Every cloud has a silver lining, and for Tim's mother Jane, the heartache of seeing her son's championship hopes fade this year must have been tempered at least a little by the thought that the day was at last approaching when she would no longer have to sweat it out in the public gaze as her son slugged it out on court.
Watching the agonies undergone by players' families on these occasions has always reminded me somehow of the kind of feeling you get when riding pillion on a motorbike.
No matter how safe the rider, you still have no control over how close the Tarmac comes up to you each time you lean into a bend.
It would have taken the moral fibre of a saint for Jane not to have felt a certain pleasure at handing her seat on this particular rollercoaster to Andy Murray's mum, Judy.
Mind you, neither Jane nor Judy look like the sort of woman to lack moral fibre.

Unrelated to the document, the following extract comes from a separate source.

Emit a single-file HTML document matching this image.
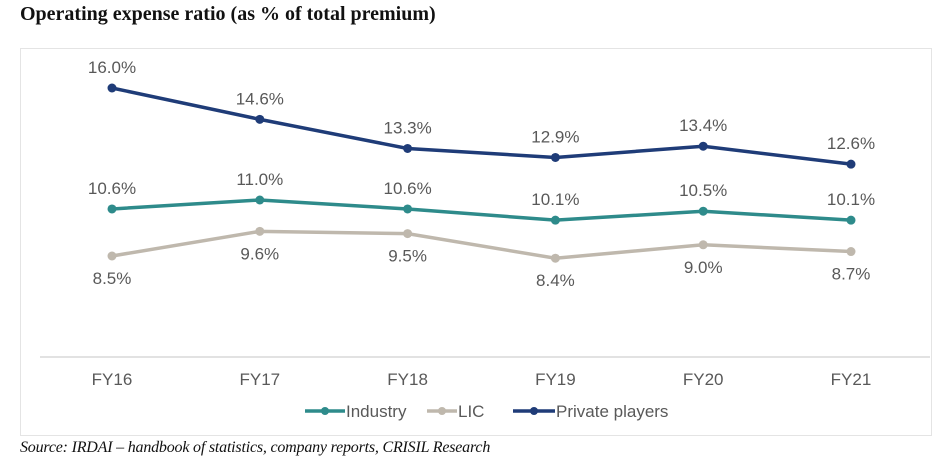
<!DOCTYPE html>
<html><head><meta charset="utf-8"><style>
body{margin:0;background:#fff;width:940px;height:469px;overflow:hidden;position:relative}
.title{position:absolute;left:20px;top:3px;font:bold 20px "Liberation Serif",serif;color:#111}
.src{position:absolute;left:20px;top:439px;font:italic 16px "Liberation Serif",serif;color:#111;letter-spacing:-0.2px}
.box{position:absolute;left:20px;top:48px;width:912px;height:388px;border:1px solid #e4e4e4;box-sizing:border-box}
svg{position:absolute;left:0;top:0}
</style></head><body>
<div class="title">Operating expense ratio (as % of total premium)</div>
<div class="box"></div>
<svg id="c" width="940" height="469"></svg>
<div class="src">Source: IRDAI – handbook of statistics, company reports, CRISIL Research</div>
<script>
const categories=["FY16","FY17","FY18","FY19","FY20","FY21"];
const industry=[10.6,11.0,10.6,10.1,10.5,10.1];
const lic=[8.5,9.6,9.5,8.4,9.0,8.7];
const privatePlayers=[16.0,14.6,13.3,12.9,13.4,12.6];
const seriesNames=["Industry","LIC","Private players"];
const NS="http://www.w3.org/2000/svg";
const svg=document.getElementById('c');
function x(i){return 112+i*147.8;}
function y(v){return 88+(16-v)*22.4;}
function mk(t,a,p){const e=document.createElementNS(NS,t);for(const k in a)e.setAttribute(k,a[k]);(p||svg).appendChild(e);return e;}
const ax=mk('line',{x1:40,x2:930,y1:357,y2:357,stroke:'#d9d9d9','stroke-width':1.5});


categories.forEach((c,i)=>{const t=mk('text',{x:x(i),y:385,'text-anchor':'middle','font-family':'Liberation Sans, sans-serif','font-size':17,fill:'#595959'});t.textContent=c;

});
const series=[[lic,'#bfb8ad',22],[industry,'#2e8b8b',-15],[privatePlayers,'#1f3c78',-15]];
series.forEach(([d,col,off],si)=>{
 const g=mk('g',{});
 
 
 mk('polyline',{points:d.map((v,i)=>x(i)+','+y(v)).join(' '),fill:'none',stroke:col,'stroke-width':3.5},g);
 d.forEach((v,i)=>{const p=mk('circle',{cx:x(i),cy:y(v),r:4.5,fill:col},g);
 
 
 const t=mk('text',{x:x(i),y:y(v)+off+(off>0?6:0),'text-anchor':'middle','font-family':'Liberation Sans, sans-serif','font-size':17,fill:'#595959'},g);t.textContent=v.toFixed(1)+'%';
 
 });
});
const leg=[[seriesNames[0],'#2e8b8b',305,40],[seriesNames[1],'#bfb8ad',427,30],[seriesNames[2],'#1f3c78',513,42]];
leg.forEach(([n,col,lx,w])=>{const g=mk('g',{});
 
 
 mk('line',{x1:lx,x2:lx+w,y1:411,y2:411,stroke:col,'stroke-width':3.5},g);
 mk('circle',{cx:lx+w/2,cy:411,r:4,fill:col},g);
 const t=mk('text',{x:lx+w+1,y:417,'font-family':'Liberation Sans, sans-serif','font-size':17,fill:'#595959'},g);t.textContent=n;});
</script>
</body></html>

On the face of it I'd say both have plenty of what they used to call 'backbone'.
I'm sure the pair are perfectly lovely women, so it's hugely unfair of me to say this, but I'm afraid they both remind me of the sort of girl who used to scare me witless at school. Taller, more athletic girls. Demons on the hockey field, whose somewhat literal approach to the bully-off could condemn lesser mortals to a lifetime of shin scars.

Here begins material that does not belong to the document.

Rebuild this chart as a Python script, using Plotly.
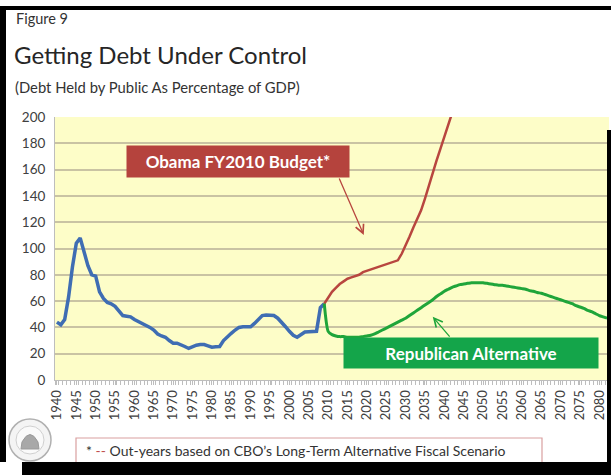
import plotly.graph_objects as go

# ---------------- data ----------------
hist_years = list(range(1940, 2010))
hist_debt = [44, 42, 46, 63, 86, 104, 108, 97, 87, 80,
             79, 67, 62, 59, 58, 56, 52, 49, 48.5, 48,
             46, 44.5, 43, 42, 40, 38, 35, 33.5, 32.5, 30,
             28, 28, 27, 25.5, 24, 25.5, 26.5, 27, 27, 26,
             25, 25.3, 25.5, 30, 33, 35.5, 38, 40, 40.5, 40.5,
             40.5, 43, 46, 49, 49.4, 49.4, 49, 47, 44, 40.5,
             37, 34, 32.5, 34.5, 36.5, 36.7, 36.7, 37, 55, 58]

obama_years = list(range(2009, 2043))
obama_debt = [58, 63, 67, 70, 73, 75, 77, 78, 79, 80,
              82, 83, 84.5, 85.5, 86, 87, 88, 89, 90, 91,
              96, 102, 109, 116, 122, 129, 138, 148, 158, 167,
              176, 185, 194, 203]

gop_years = list(range(2009, 2083))
gop_debt = [58, 37, 34.5, 33.5, 33, 33, 32.5, 32.5, 32.5, 32.5,
            33, 33.5, 34, 35, 36.5, 38, 39.5, 41, 42.5, 44,
            45.5, 47, 49, 51, 53, 55, 57, 59, 61, 63.5,
            65.5, 67.5, 69, 70.5, 71.5, 72.5, 73, 73.5, 74, 74,
            74, 74, 73.5, 73, 72.5, 72, 72, 71.5, 71, 70.5,
            70, 69.5, 69, 68, 67.5, 66.5, 66, 65, 64, 63,
            62, 61, 60, 59, 58, 56.5, 55.5, 54.5, 53, 52,
            50.5, 49, 48, 47]

tick_years = list(range(1940, 2081, 5))
tick_labels = [str(y) for y in tick_years]
y_ticks = list(range(0, 201, 20))

title_small = "Figure 9"
title_main = "Getting Debt Under Control"
subtitle = "(Debt Held by Public As Percentage of GDP)"
obama_label = "Obama FY2010 Budget*"
gop_label = "Republican Alternative"
footnote = "* <span style='color:#C0504D'>--</span> Out-years based on CBO\u2019s Long-Term Alternative Fiscal Scenario"

# ---------------- layout geometry ----------------
W, H = 611, 475
L, R, T, B = 55, 2, 117, 95
PW, PH = W - L - R, H - T - B


def px(x):
    return (x - L) / PW


def py(y):
    return (H - B - y) / PH


FONT = "Lato"
BLUE = "#3F6DB3"
RED = "#B8463F"
GREEN = "#1FA53A"

fig = go.Figure()
fig.add_trace(go.Scatter(x=hist_years, y=hist_debt, mode="lines",
                         line=dict(color=BLUE, width=3.5), hoverinfo="skip"))
fig.add_trace(go.Scatter(x=obama_years, y=obama_debt, mode="lines",
                         line=dict(color=RED, width=2.5), hoverinfo="skip"))
fig.add_trace(go.Scatter(x=gop_years, y=gop_debt, mode="lines",
                         line=dict(color=GREEN, width=3, shape="spline", smoothing=0.6),
                         hoverinfo="skip"))

annotations = [
    dict(x=px(14), y=py(18), xref="paper", yref="paper", xanchor="left", yanchor="middle",
         text=title_small, showarrow=False, font=dict(family=FONT, size=14.5, color="#333333")),
    dict(x=px(12), y=py(55), xref="paper", yref="paper", xanchor="left", yanchor="middle",
         text=title_main, showarrow=False, font=dict(family=FONT, size=24, color="#262626")),
    dict(x=px(13), y=py(87), xref="paper", yref="paper", xanchor="left", yanchor="middle",
         text=subtitle, showarrow=False, font=dict(family=FONT, size=14.8, color="#333333")),
    # label boxes
    dict(x=1986.7, y=166, xref="x", yref="y", text="<b>%s</b>" % obama_label, showarrow=False,
         bgcolor="#B5433D", font=dict(family=FONT, size=17, color="white"),
         width=222, height=31, borderpad=0, align="center", valign="middle"),
    dict(x=2046.9, y=20.5, xref="x", yref="y", text="<b>%s</b>" % gop_label, showarrow=False,
         bgcolor="#14A54A", font=dict(family=FONT, size=17, color="white"),
         width=254, height=30, borderpad=0, align="center", valign="middle"),
    # arrows
    dict(x=2019.2, y=110.3, ax=2012.7, ay=154.4, xref="x", yref="y", axref="x", ayref="y",
         text="", showarrow=True, arrowhead=5, arrowsize=1.3, arrowwidth=1.3, arrowcolor=RED),
    dict(x=2037.0, y=48.1, ax=2041.7, ay=31.9, xref="x", yref="y", axref="x", ayref="y",
         text="", showarrow=True, arrowhead=5, arrowsize=1.3, arrowwidth=1.3, arrowcolor=GREEN),
    # footnote
    dict(x=px(84), y=py(450), xref="paper", yref="paper", xanchor="left", yanchor="middle",
         text=footnote, showarrow=False, font=dict(family=FONT, size=14, color="#333333")),
]

shapes = [
    # footnote box
    dict(type="rect", xref="paper", yref="paper", x0=px(76), x1=px(542), y0=py(438), y1=py(470),
         line=dict(color="#D9A0A0", width=1.2), fillcolor="rgba(0,0,0,0)", layer="above"),
    # logo
    dict(type="circle", xref="paper", yref="paper", x0=px(9), x1=px(51), y0=py(419), y1=py(461),
         line=dict(color="#B0B0B0", width=1.5), fillcolor="#F4F4F4"),
    dict(type="circle", xref="paper", yref="paper", x0=px(16), x1=px(44), y0=py(426), y1=py(454),
         line=dict(color="#D0D0D0", width=1), fillcolor="#FAFAFA"),
    dict(type="path", xref="paper", yref="paper",
         path="M %f,%f L %f,%f Q %f,%f %f,%f L %f,%f Z" % (
             px(21), py(449), px(22), py(442), px(30), py(427), px(38), py(442), px(39), py(449)),
         line=dict(color="#9A9A9A", width=1), fillcolor="#A8A8A8"),
    # black borders
    dict(type="line", xref="paper", yref="paper", x0=px(0), x1=px(611), y0=py(8), y1=py(8),
         line=dict(color="black", width=4), layer="above"),
    dict(type="line", xref="paper", yref="paper", x0=px(3), x1=px(3), y0=py(6), y1=py(462),
         line=dict(color="black", width=6), layer="above"),
    dict(type="rect", xref="paper", yref="paper", x0=px(22), x1=px(611), y0=py(462), y1=py(475),
         line=dict(width=0), fillcolor="black", layer="above"),
    dict(type="line", xref="paper", yref="paper", x0=px(609), x1=px(609), y0=py(130), y1=py(475),
         line=dict(color="black", width=4), layer="above"),
]

fig.update_layout(
    width=W, height=H,
    margin=dict(l=L, r=R, t=T, b=B, pad=0),
    paper_bgcolor="white",
    plot_bgcolor="#FDFDC8",
    showlegend=False,
    annotations=annotations,
    shapes=shapes,
    font=dict(family=FONT),
)
fig.update_xaxes(range=[1939.5, 2082.5], tickmode="array", tickvals=tick_years, ticktext=tick_labels,
                 tickangle=-90, tickfont=dict(family=FONT, size=13, color="#404040"),
                 showgrid=False, zeroline=False, showline=True, linecolor="#BDBDBD", linewidth=1,
                 ticks="outside", ticklen=4, tickcolor="#BDBDBD",
                 minor=dict(dtick=1, tick0=1939.5, ticks="outside", ticklen=4, tickcolor="#BDBDBD"))
fig.update_yaxes(range=[0, 200], tickmode="array", tickvals=y_ticks,
                 tickfont=dict(family=FONT, size=13.5, color="#404040"),
                 showgrid=True, gridcolor="#C9C3A3", gridwidth=1.5, zeroline=False,
                 showline=True, linecolor="#BDBDBD", linewidth=1, ticks="", ticklabelstandoff=6)

fig.write_html("out.html", config={"displayModeBar": False},
               post_script="document.body.style.margin='0';document.body.style.overflow='hidden';")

Enthusiastic debaters whose way with the last word could make an adversary feel even more dwarf-like than when they rashly took on the challenge of an argument.
Popular and attractive girls who had to fend off the lads and the form captain's badges because they were too busy planning the orienteering that would complete the work for their Duke of Edinburgh Award.
In short, the sort of girls that made you want to drop your work on the Girl Guide seamstress badge, and go and snog an unsuitable boy on the back seat of the school bus.
I'm sure neither Jane nor Judy would have any truck with their sons lying about in bed of a morning, and missing the best part of the day.
And I bet there was no slacking at their house when it came to homework, piano practice, or, indeed, tennis lessons.
In Judy's case, I imagine she was, on balance, more pleased than thwarted when her son first beat her at tennis at the age of ten.
And I bet he had to win the match fair and square.
Upbringings such as that produce real competitors such as Murray and Henman, who, in spite of all the sniping, is one of the finest British sportsmen of recent times.
And that's why, these days, I thank God for the Janes and Judys of this world.
They may have frightened the living daylights out of me when I was at school, but they've given me something to cheer about when Wimbledon comes around.